1. 4 speakers downstairs (2 in-wall, 2 satellites hidden) (wired in series)

2. 4 speakers for the lower outside area (water-proof satellite speakers) (wired in parallel)

3. 6 speakers in the master bedroom and bathrooms (all in-ceiling) (wired in series)

4. 2 existing satellite speakers tied in from the home theater system, on a sound-activated source switch

5. 2 speakers in the laundry room

6. 2 speakers in the office and 2 on the spa deck outside (wired in parallel)

Each group is wired to an individual volume control which multiplies the impedance by 8x. Each volume control is wired to a 1000 watt amplifier in parallel. My amplifier's minimum impedance is 4 ohms, which is why several zones are wired in series. So my system is about 4-5 ohms total. The bedroom zone, though, is 192 ohms alone! Designing this system so that the impedance was balanced properly took a bit of work, but was the only way to do this with one amplifier.

The fancy next-step in the home-brew realm would be to get a splitter-router-mixer (e.g. the now-defunct Rane SRM66) and one amplifier per room/zone. This would allow you to have multiple input sources and multiple amplifiers, routed to each other in any combination you want. The Rane units have interfaces for wired (and now, probably wireless) remotes that can change "scenes" (stored programs of source-output combos). Back to this setup:

All volume controls, wire and speakers came to a mere $415. The speakers were very cheap (satellites for about $15 each, in-ceiling for $5 each, shipped, from some no-name company), and had an OK frequency response (40Hz—20kHz says the box). Sound quality in person is OK, but not as good as Bose or JBL by any means. Fine for background music. Biggest thing I don’t like about them is that they are quiet. I don’t know why they are — if they have inefficient transducers, bad crossovers, or what. My amp has to be turned up quite high to put out normal listening volume. (With my big DJ speakers, I only need to run the amp and system around 20% for normal volume; now I run it around three fold higher to get the same volume from one pair connected directly to the amp.)

Wiring was a pain. Speaker-level cable had to be run from one central location to all the volume control locations, and from each volume control to each speaker. Also had to make a cable for line level transmission of the audio from my parent’s computer to the amplifier. By having all the speaker cables terminate at one central location, however, this would allow multiple amplifiers to be installed later so that each room could have its own audio source.
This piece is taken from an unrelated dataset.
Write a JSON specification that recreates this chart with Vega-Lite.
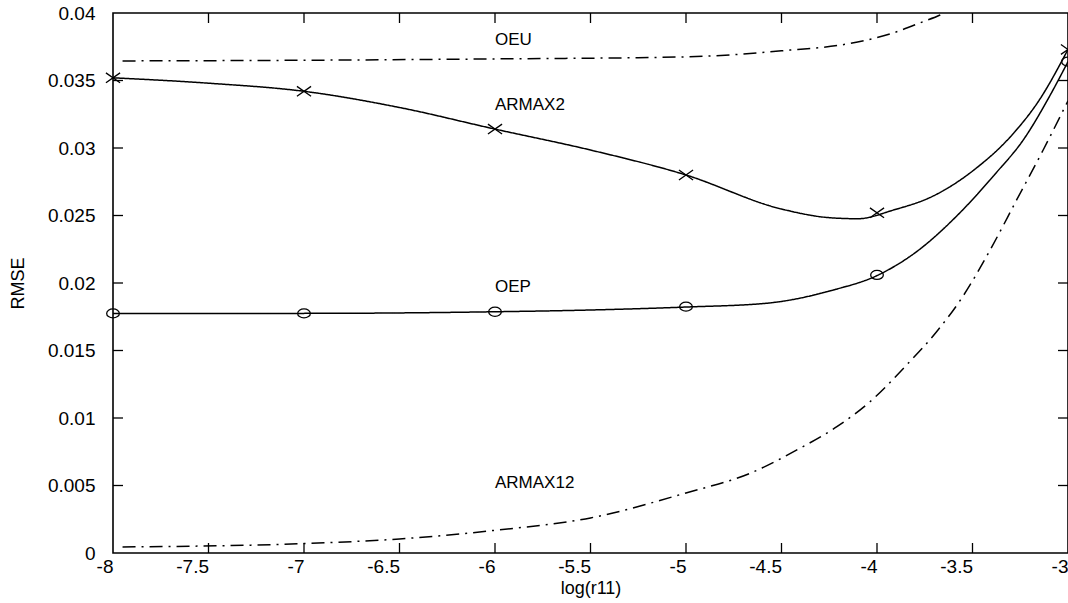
{
  "$schema": "https://vega.github.io/schema/vega-lite/v6.json",
  "width": 955,
  "height": 540,
  "autosize": {"type": "none"},
  "padding": {"left": 113, "top": 13, "right": 0, "bottom": 50},
  "background": "white",
  "config": {
    "view": {"stroke": "black", "strokeWidth": 1.6},
    "font": "Liberation Sans",
    "axis": {"grid": false, "domain": false, "ticks": false, "labelColor": "black", "titleColor": "black", "labelFont": "Liberation Sans", "titleFont": "Liberation Sans", "labelFontSize": 19, "titleFontSize": 18, "titleFontWeight": "normal"}
  },
  "datasets": {
    "curves": [
      {"x": -8, "v": 0.0352, "series": "ARMAX2"},
      {"x": -7.5, "v": 0.0348, "series": "ARMAX2"},
      {"x": -7, "v": 0.0342, "series": "ARMAX2"},
      {"x": -6.5, "v": 0.0330, "series": "ARMAX2"},
      {"x": -6, "v": 0.0314, "series": "ARMAX2"},
      {"x": -5.5, "v": 0.02985, "series": "ARMAX2"},
      {"x": -5, "v": 0.0280, "series": "ARMAX2"},
      {"x": -4.5, "v": 0.02548, "series": "ARMAX2"},
      {"x": -4.25, "v": 0.02484, "series": "ARMAX2"},
      {"x": -4.1, "v": 0.02476, "series": "ARMAX2"},
      {"x": -3.915, "v": 0.0254, "series": "ARMAX2"},
      {"x": -3.705, "v": 0.02645, "series": "ARMAX2"},
      {"x": -3.49, "v": 0.0284, "series": "ARMAX2"},
      {"x": -3.3, "v": 0.03086, "series": "ARMAX2"},
      {"x": -3.15, "v": 0.03356, "series": "ARMAX2"},
      {"x": -3, "v": 0.0373, "series": "ARMAX2"},
      {"x": -8, "v": 0.01775, "series": "OEP"},
      {"x": -7, "v": 0.01775, "series": "OEP"},
      {"x": -6, "v": 0.01787, "series": "OEP"},
      {"x": -5.5, "v": 0.0180, "series": "OEP"},
      {"x": -5, "v": 0.01822, "series": "OEP"},
      {"x": -4.578, "v": 0.0185, "series": "OEP"},
      {"x": -4.229, "v": 0.01948, "series": "OEP"},
      {"x": -4, "v": 0.02055, "series": "OEP"},
      {"x": -3.79, "v": 0.02235, "series": "OEP"},
      {"x": -3.58, "v": 0.0250, "series": "OEP"},
      {"x": -3.38, "v": 0.0281, "series": "OEP"},
      {"x": -3.234, "v": 0.0306, "series": "OEP"},
      {"x": -3.09, "v": 0.0340, "series": "OEP"},
      {"x": -3, "v": 0.0364, "series": "OEP"},
      {"x": -7.95, "v": 0.03645, "series": "OEU"},
      {"x": -7, "v": 0.0365, "series": "OEU"},
      {"x": -6, "v": 0.0366, "series": "OEU"},
      {"x": -5, "v": 0.03675, "series": "OEU"},
      {"x": -4.5, "v": 0.0372, "series": "OEU"},
      {"x": -4.14, "v": 0.03775, "series": "OEU"},
      {"x": -3.92, "v": 0.0385, "series": "OEU"},
      {"x": -3.76, "v": 0.03935, "series": "OEU"},
      {"x": -3.67, "v": 0.03985, "series": "OEU"},
      {"x": -3.6, "v": 0.0404, "series": "OEU"},
      {"x": -3.5, "v": 0.0413, "series": "OEU"},
      {"x": -7.95, "v": 0.00045, "series": "ARMAX12"},
      {"x": -7, "v": 0.0007, "series": "ARMAX12"},
      {"x": -6.5, "v": 0.00104, "series": "ARMAX12"},
      {"x": -6, "v": 0.00168, "series": "ARMAX12"},
      {"x": -5.5, "v": 0.0026, "series": "ARMAX12"},
      {"x": -5, "v": 0.00445, "series": "ARMAX12"},
      {"x": -4.665, "v": 0.0059, "series": "ARMAX12"},
      {"x": -4.403, "v": 0.00776, "series": "ARMAX12"},
      {"x": -4.21, "v": 0.00936, "series": "ARMAX12"},
      {"x": -4.037, "v": 0.0112, "series": "ARMAX12"},
      {"x": -3.845, "v": 0.01393, "series": "ARMAX12"},
      {"x": -3.688, "v": 0.01639, "series": "ARMAX12"},
      {"x": -3.557, "v": 0.01887, "series": "ARMAX12"},
      {"x": -3.408, "v": 0.02244, "series": "ARMAX12"},
      {"x": -3.269, "v": 0.02615, "series": "ARMAX12"},
      {"x": -3.13, "v": 0.02985, "series": "ARMAX12"},
      {"x": -3, "v": 0.0335, "series": "ARMAX12"}
    ],
    "armax2pts": [
      {"x": -8, "v": 0.0352},
      {"x": -7, "v": 0.0342},
      {"x": -6, "v": 0.0314},
      {"x": -5, "v": 0.0280},
      {"x": -4, "v": 0.0252},
      {"x": -3, "v": 0.0373}
    ],
    "oeppts": [
      {"x": -8, "v": 0.01775},
      {"x": -7, "v": 0.01775},
      {"x": -6, "v": 0.01787},
      {"x": -5, "v": 0.01825},
      {"x": -4, "v": 0.0206},
      {"x": -3, "v": 0.0364}
    ],
    "xmarks": [
      {"t": -7.5}, {"t": -7}, {"t": -6.5}, {"t": -6}, {"t": -5.5}, {"t": -5}, {"t": -4.5}, {"t": -4}, {"t": -3.5}
    ],
    "ymarks": [
      {"t": 0.005}, {"t": 0.01}, {"t": 0.015}, {"t": 0.02}, {"t": 0.025}, {"t": 0.03}, {"t": 0.035}
    ],
    "labels": [
      {"x": -6.0, "v": 0.0380, "label": "OEU"},
      {"x": -6.0, "v": 0.0332, "label": "ARMAX2"},
      {"x": -6.0, "v": 0.0197, "label": "OEP"},
      {"x": -6.0, "v": 0.00515, "label": "ARMAX12"}
    ]
  },
  "layer": [
    {
      "data": {"name": "curves"},
      "mark": {"type": "line", "interpolate": "monotone", "clip": true, "color": "black", "strokeWidth": 1.5},
      "encoding": {
        "x": {"field": "x", "type": "quantitative", "scale": {"domain": [-8, -3], "nice": false, "zero": false},
          "axis": {"orient": "bottom", "values": [-8, -7.5, -7, -6.5, -6, -5.5, -5, -4.5, -4, -3.5, -3], "labelPadding": 4, "labelAlign": "right", "labelDx": 1, "labelExpr": "toString(datum.value)", "title": "log(r11)", "titlePadding": 3}},
        "y": {"field": "v", "type": "quantitative", "scale": {"domain": [0, 0.04], "nice": false},
          "axis": {"orient": "left", "values": [0, 0.005, 0.01, 0.015, 0.02, 0.025, 0.03, 0.035, 0.04], "labelPadding": 18, "labelExpr": "toString(datum.value)", "title": "RMSE", "titlePadding": 20}},
        "detail": {"field": "series"},
        "strokeDash": {"field": "series", "type": "nominal", "legend": null,
          "scale": {"domain": ["ARMAX2", "OEP", "OEU", "ARMAX12"], "range": [[1, 0], [1, 0], [13, 6, 2, 6], [13, 6, 2, 6]]}}
      }
    },
    {
      "data": {"name": "xmarks"},
      "mark": {"type": "point", "shape": "M0,0L0,-1", "filled": false, "color": "black", "strokeWidth": 1.3, "size": 400, "opacity": 1},
      "encoding": {
        "x": {"field": "t", "type": "quantitative", "axis": null},
        "y": {"datum": 0, "type": "quantitative", "axis": null}
      }
    },
    {
      "data": {"name": "xmarks"},
      "mark": {"type": "point", "shape": "M0,0L0,1", "filled": false, "color": "black", "strokeWidth": 1.3, "size": 400, "opacity": 1},
      "encoding": {
        "x": {"field": "t", "type": "quantitative", "axis": null},
        "y": {"datum": 0.04, "type": "quantitative", "axis": null}
      }
    },
    {
      "data": {"name": "ymarks"},
      "mark": {"type": "point", "shape": "M0,0L1,0", "filled": false, "color": "black", "strokeWidth": 1.3, "size": 400, "opacity": 1},
      "encoding": {
        "y": {"field": "t", "type": "quantitative", "axis": null},
        "x": {"datum": -8, "type": "quantitative", "axis": null}
      }
    },
    {
      "data": {"name": "ymarks"},
      "mark": {"type": "point", "shape": "M0,0L-1,0", "filled": false, "color": "black", "strokeWidth": 1.3, "size": 400, "opacity": 1},
      "encoding": {
        "y": {"field": "t", "type": "quantitative", "axis": null},
        "x": {"datum": -3, "type": "quantitative", "axis": null}
      }
    },
    {
      "data": {"name": "armax2pts"},
      "mark": {"type": "point", "shape": "M-1,-0.7L1,0.7M-1,0.7L1,-0.7", "filled": false, "color": "black", "strokeWidth": 1.3, "size": 200, "opacity": 1},
      "encoding": {
        "x": {"field": "x", "type": "quantitative", "axis": null},
        "y": {"field": "v", "type": "quantitative", "axis": null}
      }
    },
    {
      "data": {"name": "oeppts"},
      "mark": {"type": "point", "shape": "M-1,0A1,0.72,0,1,1,1,0A1,0.72,0,1,1,-1,0Z", "filled": false, "color": "black", "strokeWidth": 1.3, "size": 160, "opacity": 1},
      "encoding": {
        "x": {"field": "x", "type": "quantitative", "axis": null},
        "y": {"field": "v", "type": "quantitative", "axis": null}
      }
    },
    {
      "data": {"name": "labels"},
      "mark": {"type": "text", "align": "left", "baseline": "middle", "fontSize": 17, "font": "Liberation Sans", "color": "black"},
      "encoding": {
        "x": {"field": "x", "type": "quantitative", "axis": null},
        "y": {"field": "v", "type": "quantitative", "axis": null},
        "text": {"field": "label"}
      }
    }
  ],
  "resolve": {"axis": {"x": "independent", "y": "independent"}}
}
I made wood boxes around the ceiling speakers by adding 2x6s between the rafters and closing off with plywood. This helped with the sound quality/quantity a lot and was easy to do.

So, this system does exactly what they needed: allows them to play music throughout the house, and I did it for under $500 (though I already had the amplifier and other line-level audio equipment). Not terribly difficult, and definitely cheaper than a pro would charge.